Training Data Visualization Scatter Plots, Correlation & Trend Lines
3 / 10

Scatter Plots, Correlation & Trend Lines

23 min Data Visualization

Scatter Plots, Correlation & Trend Lines

Scatter Plot

A graph of paired observations $(x_i, y_i)$. Each point represents one case. Used to detect direction, form, and strength of a relationship.

Pearson Correlation Coefficient

$$r = \frac{\sum (x_i - \bar{x})(y_i - \bar{y})}{\sqrt{\sum (x_i-\bar{x})^2 \sum (y_i-\bar{y})^2}}$$

$-1 \leq r \leq 1$. Measures linear association. $|r|$ near 1 = strong; near 0 = weak.

Least-Squares Regression Line

$$\hat{y} = a + bx, \quad b = r\frac{s_y}{s_x}, \quad a = \bar{y} - b\bar{x}$$

Minimizes the sum of squared residuals.

Coefficient of Determination

$$r^2 = \text{proportion of variance in } y \text{ explained by } x$$

Example 1

Study hours: $(1,50), (2,55), (3,65), (4,70), (5,80)$. Find $r$.

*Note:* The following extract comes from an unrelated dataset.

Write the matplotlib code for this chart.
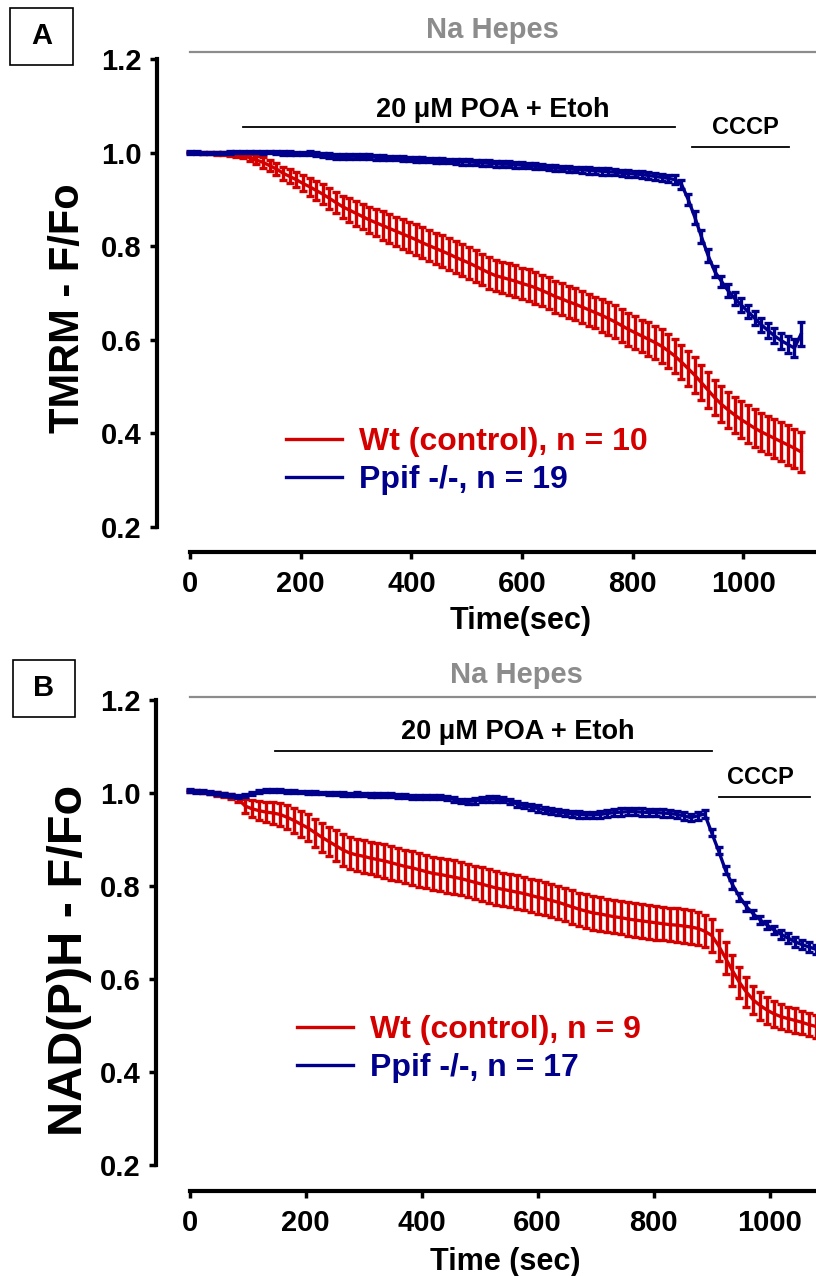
import numpy as np
import matplotlib.pyplot as plt
from matplotlib.lines import Line2D
from matplotlib.patches import Rectangle

plt.rcParams['font.family'] = ['Liberation Sans', 'DejaVu Sans']
plt.rcParams['font.weight'] = 'bold'

RED = '#D40000'
BLUE = '#00008C'
GRAY = '#8C8C8C'

step_sec = 12  # one reading every 12 s

# ---- panel A : TMRM ----
wt_a = [1.000, 1.000, 0.999, 0.999, 0.998, 0.998, 0.997, 0.995, 0.993, 0.989,
        0.984, 0.979, 0.972, 0.965, 0.956, 0.949, 0.942, 0.934, 0.927, 0.919,
        0.911, 0.902, 0.893, 0.884, 0.877, 0.870, 0.863, 0.856, 0.850, 0.844,
        0.838, 0.832, 0.826, 0.820, 0.814, 0.807, 0.801, 0.795, 0.789, 0.783,
        0.776, 0.770, 0.764, 0.757, 0.750, 0.743, 0.737, 0.733, 0.729, 0.725,
        0.720, 0.716, 0.711, 0.705, 0.699, 0.692, 0.687, 0.681, 0.676, 0.670,
        0.664, 0.658, 0.652, 0.645, 0.638, 0.630, 0.622, 0.615, 0.608, 0.601,
        0.594, 0.586, 0.576, 0.565, 0.552, 0.538, 0.524, 0.508, 0.492, 0.476,
        0.462, 0.450, 0.439, 0.429, 0.420, 0.411, 0.403, 0.396, 0.389, 0.382,
        0.375, 0.368, 0.360]
wt_a_sem = [0.002, 0.002, 0.002, 0.003, 0.003, 0.003, 0.004, 0.004, 0.005, 0.007,
            0.009, 0.011, 0.012, 0.013, 0.014, 0.015, 0.016, 0.017, 0.019, 0.020,
            0.021, 0.022, 0.023, 0.024, 0.025, 0.026, 0.027, 0.028, 0.029, 0.030,
            0.031, 0.031, 0.032, 0.032, 0.033, 0.033, 0.033, 0.033, 0.034, 0.034,
            0.034, 0.034, 0.034, 0.034, 0.034, 0.034, 0.034, 0.034, 0.034, 0.034,
            0.034, 0.034, 0.034, 0.034, 0.034, 0.034, 0.034, 0.034, 0.034, 0.034,
            0.034, 0.034, 0.035, 0.035, 0.035, 0.035, 0.035, 0.035, 0.035, 0.036,
            0.036, 0.036, 0.036, 0.037, 0.037, 0.037, 0.038, 0.038, 0.038, 0.038,
            0.039, 0.039, 0.039, 0.040, 0.040, 0.040, 0.041, 0.041, 0.041, 0.042,
            0.042, 0.042, 0.043]
ko_a = [1.000, 1.000, 0.999, 0.999, 0.999, 0.999, 1.000, 1.001, 1.001, 1.001,
        1.001, 1.000, 1.001, 1.000, 0.999, 0.999, 0.998, 0.998, 0.999, 0.997,
        0.995, 0.993, 0.991, 0.991, 0.992, 0.992, 0.991, 0.991, 0.990, 0.989,
        0.988, 0.988, 0.987, 0.986, 0.985, 0.985, 0.984, 0.983, 0.983, 0.982,
        0.981, 0.980, 0.980, 0.979, 0.978, 0.977, 0.976, 0.975, 0.975, 0.974,
        0.973, 0.972, 0.971, 0.970, 0.968, 0.967, 0.966, 0.965, 0.964, 0.963,
        0.962, 0.961, 0.960, 0.959, 0.958, 0.956, 0.955, 0.954, 0.953, 0.951,
        0.949, 0.947, 0.945, 0.942, 0.932, 0.900, 0.862, 0.820, 0.780, 0.746,
        0.725, 0.705, 0.688, 0.674, 0.660, 0.646, 0.632, 0.620, 0.608, 0.598,
        0.590, 0.582, 0.612]
ko_a_sem = [0.003, 0.003, 0.003, 0.003, 0.003, 0.003, 0.003, 0.003, 0.003, 0.003,
            0.003, 0.003, 0.003, 0.004, 0.004, 0.004, 0.004, 0.004, 0.004, 0.004,
            0.005, 0.005, 0.005, 0.005, 0.005, 0.005, 0.005, 0.005, 0.005, 0.005,
            0.005, 0.005, 0.005, 0.005, 0.005, 0.005, 0.005, 0.005, 0.005, 0.005,
            0.006, 0.006, 0.006, 0.006, 0.006, 0.006, 0.006, 0.006, 0.006, 0.006,
            0.006, 0.006, 0.006, 0.006, 0.006, 0.006, 0.006, 0.006, 0.006, 0.006,
            0.007, 0.007, 0.007, 0.007, 0.007, 0.007, 0.007, 0.007, 0.007, 0.007,
            0.007, 0.008, 0.008, 0.009, 0.010, 0.012, 0.014, 0.014, 0.013, 0.012,
            0.012, 0.013, 0.013, 0.014, 0.014, 0.015, 0.015, 0.016, 0.016, 0.017,
            0.018, 0.020, 0.025]

# ---- panel B : NAD(P)H ----
wt_b = [1.005, 1.004, 1.002, 1.000, 0.998, 0.995, 0.992, 0.987, 0.972, 0.966,
        0.962, 0.959, 0.957, 0.954, 0.948, 0.941, 0.933, 0.925, 0.915, 0.905,
        0.896, 0.887, 0.878, 0.871, 0.867, 0.864, 0.860, 0.857, 0.854, 0.850,
        0.846, 0.842, 0.839, 0.835, 0.831, 0.827, 0.825, 0.822, 0.819, 0.816,
        0.812, 0.808, 0.804, 0.800, 0.796, 0.793, 0.790, 0.787, 0.784, 0.780,
        0.776, 0.773, 0.769, 0.765, 0.760, 0.755, 0.750, 0.746, 0.742, 0.740,
        0.737, 0.734, 0.732, 0.729, 0.727, 0.725, 0.723, 0.721, 0.719, 0.717,
        0.716, 0.714, 0.712, 0.709, 0.703, 0.694, 0.672, 0.645, 0.618, 0.593,
        0.572, 0.555, 0.543, 0.533, 0.525, 0.519, 0.515, 0.511, 0.507, 0.502,
        0.498]
wt_b_sem = [0.002, 0.002, 0.003, 0.003, 0.004, 0.004, 0.005, 0.006, 0.016, 0.018,
            0.020, 0.022, 0.024, 0.025, 0.026, 0.027, 0.028, 0.029, 0.030, 0.031,
            0.032, 0.033, 0.034, 0.034, 0.035, 0.035, 0.035, 0.035, 0.036, 0.036,
            0.036, 0.036, 0.036, 0.036, 0.036, 0.036, 0.036, 0.036, 0.036, 0.036,
            0.036, 0.036, 0.036, 0.036, 0.036, 0.036, 0.036, 0.036, 0.036, 0.036,
            0.036, 0.036, 0.036, 0.036, 0.036, 0.036, 0.036, 0.036, 0.036, 0.036,
            0.036, 0.036, 0.036, 0.036, 0.036, 0.036, 0.036, 0.036, 0.036, 0.036,
            0.036, 0.036, 0.036, 0.036, 0.035, 0.035, 0.034, 0.034, 0.033, 0.033,
            0.032, 0.031, 0.030, 0.029, 0.028, 0.027, 0.026, 0.026, 0.025, 0.025,
            0.025]
ko_b = [1.005, 1.004, 1.003, 1.001, 0.999, 0.996, 0.994, 0.993, 0.995, 0.999,
        1.003, 1.005, 1.006, 1.005, 1.003, 1.003, 1.002, 1.001, 1.001, 1.000,
        0.999, 0.999, 0.998, 0.997, 0.998, 0.997, 0.996, 0.996, 0.996, 0.995,
        0.994, 0.993, 0.992, 0.991, 0.991, 0.992, 0.991, 0.990, 0.986, 0.983,
        0.982, 0.983, 0.986, 0.987, 0.987, 0.986, 0.982, 0.977, 0.973, 0.970,
        0.967, 0.964, 0.961, 0.959, 0.957, 0.955, 0.954, 0.953, 0.953, 0.954,
        0.956, 0.958, 0.959, 0.960, 0.960, 0.959, 0.958, 0.958, 0.957, 0.956,
        0.954, 0.951, 0.947, 0.951, 0.955, 0.915, 0.876, 0.834, 0.803, 0.777,
        0.756, 0.740, 0.727, 0.716, 0.705, 0.696, 0.688, 0.680, 0.674, 0.669,
        0.664]
ko_b_sem = [0.003, 0.003, 0.003, 0.003, 0.003, 0.003, 0.003, 0.003, 0.003, 0.003,
            0.003, 0.003, 0.003, 0.003, 0.003, 0.003, 0.003, 0.003, 0.003, 0.003,
            0.004, 0.004, 0.004, 0.004, 0.004, 0.004, 0.004, 0.004, 0.004, 0.004,
            0.004, 0.004, 0.004, 0.004, 0.004, 0.004, 0.004, 0.004, 0.005, 0.005,
            0.006, 0.006, 0.006, 0.006, 0.006, 0.006, 0.006, 0.006, 0.006, 0.006,
            0.007, 0.007, 0.007, 0.007, 0.007, 0.007, 0.007, 0.007, 0.007, 0.007,
            0.008, 0.008, 0.008, 0.008, 0.008, 0.008, 0.008, 0.008, 0.008, 0.008,
            0.008, 0.008, 0.008, 0.008, 0.008, 0.008, 0.008, 0.009, 0.009, 0.009,
            0.009, 0.009, 0.009, 0.009, 0.009, 0.010, 0.010, 0.010, 0.010, 0.010,
            0.010]

x_ticks = [0, 200, 400, 600, 800, 1000]
y_ticks = [0.2, 0.4, 0.6, 0.8, 1.0, 1.2]

# treatment windows (sec)
poa_a, cccp_a = (96, 876), (907, 1082)
poa_b, cccp_b = (147, 901), (913, 1070)

W, H = 816, 1276
fig = plt.figure(figsize=(W / 100, H / 100), dpi=100)


def px_axes(left, top, right, bottom):
    return fig.add_axes([left / W, 1 - bottom / H, (right - left) / W, (bottom - top) / H])


def draw_panel(ax, xlim, ylim, wt, wt_sem, ko, ko_sem):
    t_wt = np.arange(len(wt)) * step_sec
    t_ko = np.arange(len(ko)) * step_sec
    ax.errorbar(t_wt, wt, yerr=wt_sem, color=RED, lw=2.4, elinewidth=2.4,
                capsize=3, capthick=2.4, zorder=2)
    ax.errorbar(t_ko, ko, yerr=ko_sem, color=BLUE, lw=2.4, elinewidth=2.4,
                capsize=3, capthick=2.4, zorder=3)
    ax.set_xlim(*xlim)
    ax.set_ylim(*ylim)
    for side in ['top', 'right']:
        ax.spines[side].set_visible(False)
    ax.spines['left'].set_linewidth(3)
    ax.spines['bottom'].set_linewidth(3)
    ax.spines['left'].set_bounds(0.2, 1.2)
    ax.spines['bottom'].set_bounds(0, xlim[1])
    ax.set_xticks(x_ticks)
    ax.set_yticks(y_ticks)
    ax.set_yticklabels(['%.1f' % v for v in y_ticks])
    ax.tick_params(direction='out', length=5, width=2.5, labelsize=21)
    ax.tick_params(axis='y', pad=6)
    ax.tick_params(axis='x', pad=8)


def legend(ax, x_px, y_px, labels):
    handles = [Line2D([], [], color=RED, lw=2.4), Line2D([], [], color=BLUE, lw=2.4)]
    leg = ax.legend(handles, labels, loc='center left',
                    bbox_to_anchor=(x_px / W, 1 - y_px / H), bbox_transform=fig.transFigure,
                    frameon=False, fontsize=23, handlelength=1.75, handletextpad=0.55,
                    labelspacing=0.25, borderpad=0, borderaxespad=0)
    for txt, c in zip(leg.get_texts(), [RED, BLUE]):
        txt.set_color(c)


def panel_label(x0, y0, x1, y1, letter):
    fig.add_artist(Rectangle((x0 / W, 1 - y1 / H), (x1 - x0) / W, (y1 - y0) / H,
                             fill=False, lw=1.2, edgecolor='black', transform=fig.transFigure))
    fig.text((x0 + x1) / 2 / W, 1 - (y0 + y1) / 2 / H, letter, fontsize=21,
             ha='center', va='center')


# panel A
xlim_a, ylim_a = (-59.6, 1131), (0.146, 1.2)
ax_a = px_axes(157, 59, 816, 552)
draw_panel(ax_a, xlim_a, ylim_a, wt_a, wt_a_sem, ko_a, ko_a_sem)
ax_a.plot([0, xlim_a[1]], [1.215, 1.215], color=GRAY, lw=1.6, clip_on=False)
ax_a.text(547, 1.262, 'Na Hepes', color=GRAY, fontsize=21, ha='center', va='center')
ax_a.plot(poa_a, [1.0545, 1.0545], color='black', lw=1.3, clip_on=False)
ax_a.text(547, 1.090, '20 \u03bcM POA + Etoh', fontsize=19.5, ha='center', va='center')
ax_a.plot(cccp_a, [1.012, 1.012], color='black', lw=1.3, clip_on=False)
ax_a.text(1004, 1.0545, 'CCCP', fontsize=17, ha='center', va='center')
legend(ax_a, 286, 461, ['Wt (control), n = 10', 'Ppif -/-, n = 19'])
fig.text(68 / W, 1 - 308 / H, 'TMRM - F/Fo', fontsize=30, rotation=90, ha='center', va='center')
fig.text(521 / W, 1 - 621 / H, 'Time(sec)', fontsize=22, ha='center', va='center')
panel_label(10, 8, 73, 65, 'A')

# panel B
xlim_b, ylim_b = (-57.8, 1080), (0.145, 1.2)
ax_b = px_axes(156, 700, 816, 1190.7)
draw_panel(ax_b, xlim_b, ylim_b, wt_b, wt_b_sem, ko_b, ko_b_sem)
ax_b.plot([0, xlim_b[1]], [1.206, 1.206], color=GRAY, lw=1.6, clip_on=False)
ax_b.text(563, 1.254, 'Na Hepes', color=GRAY, fontsize=21, ha='center', va='center')
ax_b.plot(poa_b, [1.090, 1.090], color='black', lw=1.3, clip_on=False)
ax_b.text(565, 1.131, '20 \u03bcM POA + Etoh', fontsize=19.5, ha='center', va='center')
ax_b.plot(cccp_b, [0.991, 0.991], color='black', lw=1.3, clip_on=False)
ax_b.text(984, 1.034, 'CCCP', fontsize=17, ha='center', va='center')
legend(ax_b, 297, 1049, ['Wt (control), n = 9', 'Ppif -/-, n = 17'])
fig.text(70 / W, 1 - 960 / H, 'NAD(P)H - F/Fo', fontsize=35, rotation=90, ha='center', va='center')
fig.text(505 / W, 1 - 1262 / H, 'Time (sec)', fontsize=22, ha='center', va='center')
panel_label(13, 660, 75, 717, 'B')

fig.savefig('out.png', dpi=100)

$\bar{x}=3$, $\bar{y}=64$. Numerator $= (-2)(-14)+(-1)(-9)+0(1)+(1)(6)+(2)(16) = 28+9+0+6+32 = 75$.

$\sum(x_i-\bar{x})^2 = 10$, $\sum(y_i-\bar{y})^2 = 533$.

$r = 75/\sqrt{10 \cdot 533} = 75/73.0 \approx 0.987$. Strong positive.

Example 2

Using Example 1: find the regression line.

$s_x = \sqrt{10/4} = 1.581$, $s_y = \sqrt{533/4} = 11.543$.

$b = 0.987 \cdot 11.543/1.581 = 7.5$. $a = 64 - 7.5(3) = 41.5$.

$\hat{y} = 41.5 + 7.5x$.

Example 3

$r^2 = 0.81$. Interpret.

81% of the variability in $y$ is explained by the linear relationship with $x$.

Practice Problems

1. If $r = -0.92$, describe the relationship.
2. Does $r = 0$ mean no relationship?
3. Does correlation imply causation?
4. Residual = ?
5. The regression line always passes through what point?
6. If $r = 0.6$, what is $r^2$?
7. Outlier in a scatter plot: effect on $r$?
8. What does a residual plot check?
9. $r$ is sensitive to ___.
10. Predict $\hat{y}$ for $x = 6$ using $\hat{y} = 10 + 3x$.
11. What is extrapolation?
12. Can $r$ detect a curved relationship?
Show Answer Key

1. Strong negative linear relationship

2. No — just no linear relationship; could be nonlinear

3. No

4. $y_i - \hat{y}_i$ (observed minus predicted)

5. $(\bar{x}, \bar{y})$

6. $0.36$ (36% of variability explained)

7. Can inflate or deflate $r$ substantially

8. Whether a linear model is appropriate (look for patterns)

9. Outliers and non-linearity

10. $\hat{y} = 10+18 = 28$

11. Predicting beyond the range of observed $x$ — risky

12. No, $r$ only measures linear association